En este país,   teníamos clara la otredad, porque sabíamos quiénes éramos. Conocíamos la historia de nuestros ancestros, desde los aztecas, hasta la bisabuela Julia, que vendió dulces de leche en la Calzada cuando se quedó viuda y sacó a sus cuatro hijos a flote, les dio educación y carrera universitaria. Sabíamos también que el tío abuelo Jacinto luego se descarriló, que acabó clavándose la lana de la acerera donde trabajaba y huyó a Tijuana. Claro, de eso no se hablaba, pero se sabía. Sabíamos que formábamos parte de una estirpe, la que fuera, pero éramos parte de algo mucho más grande. Tan grande como la cuadra de nuestro barrio, donde sabíamos que en la acera de enfrente vivían los Gonzáles, que venían de El Naranjo, que cultivaban caña y se pasaban temporadas largas allá, por su tierra. Sabíamos que los de la esquina nunca saludaban, pero que apoyaron cuando se gestionaron la luminarias de la cuada. 

En mi generación, algo se rompió. Los niños de los setentas crecimos llenos de fórmulas. Memorizar+Buena conducta=Buenas calificaciones. Estudios=Carrera profesional. Carrera profesional+responsabilidad=Trabajo estable. Trabajo estable=Buen sueldo. Buen sueldo+novia/o=matrimonio. Matrimonio=familia. Familia=hijos. La cosa es que las fórmulas fallaron y nadie nos educó en la flexibilidad. No supimos que hacer cuando los métodos no funcionaron y entonces comenzamos a desligarnos. Nos desligamos de todo y de todos. Al  sumergirnos, no sin causa, al individualismo como mecanismo de supervivencia, dejamos de lado la causa común, para realmente rascarnos con nuestras propias uñas, como si extrayéndonos del mundo, éste no pudiera tocarnos. 

Desde entonces, nos hemos dedicado a criar a los que vienen atrás de nosotros, a nuestros hijos, con capas y capas de protección, hasta hacerlos habitantes del interior de un hermoso e irreal capelo. No queremos que los lastimen, no queremos que les duela nada, no queremos que se enfrenten a lo duro que puede ser el mundo. Ese afán, nos ha llevado a una generación de jóvenes fácilmente abatibles, hipersensibles. Eso sí, indudablemente, mucho más atentos a la diversidad que los rodea, mucho más tolerantes, mucho más creativos. Y, sin embargo, aun ajenos al sentido comunitario que va más allá de la propia familia. 

Tal vez acabar con la otredad que pululaba por la patria en los setentas no sea tan mala idea.
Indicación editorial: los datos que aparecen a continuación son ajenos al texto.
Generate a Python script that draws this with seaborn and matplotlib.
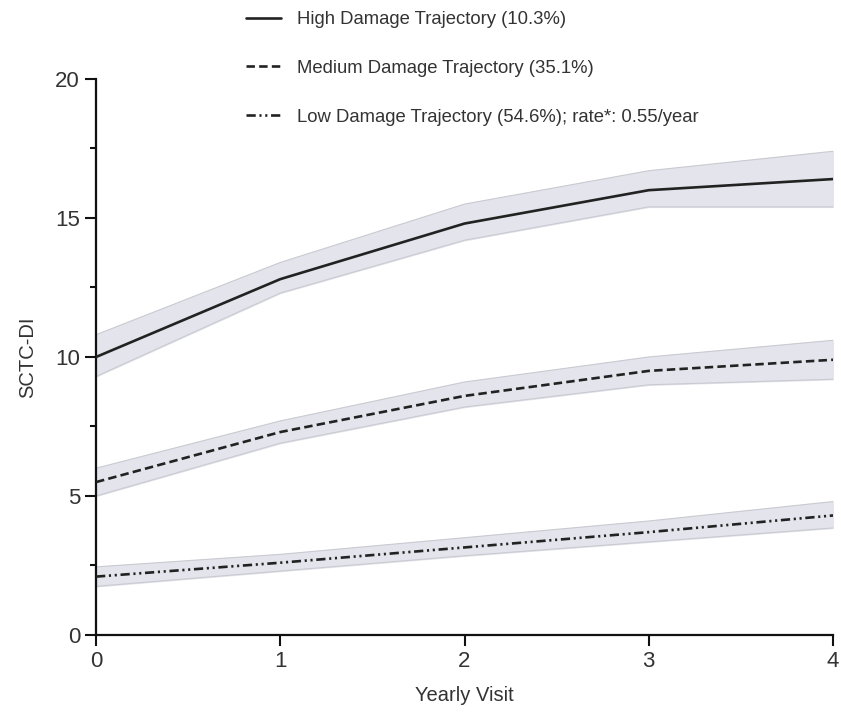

Quizá no haya “extraños enemigos”. Incorporar en el “nosotros” a tantos como quepan debería fortalecernos, entendernos finalmente como un todo universal idílico, pero a la vez posible. Quizá las generaciones vivas podamos comenzar a entender que hay sueños compartidos que parten desde la más profunda intimidad.  O tal vez no.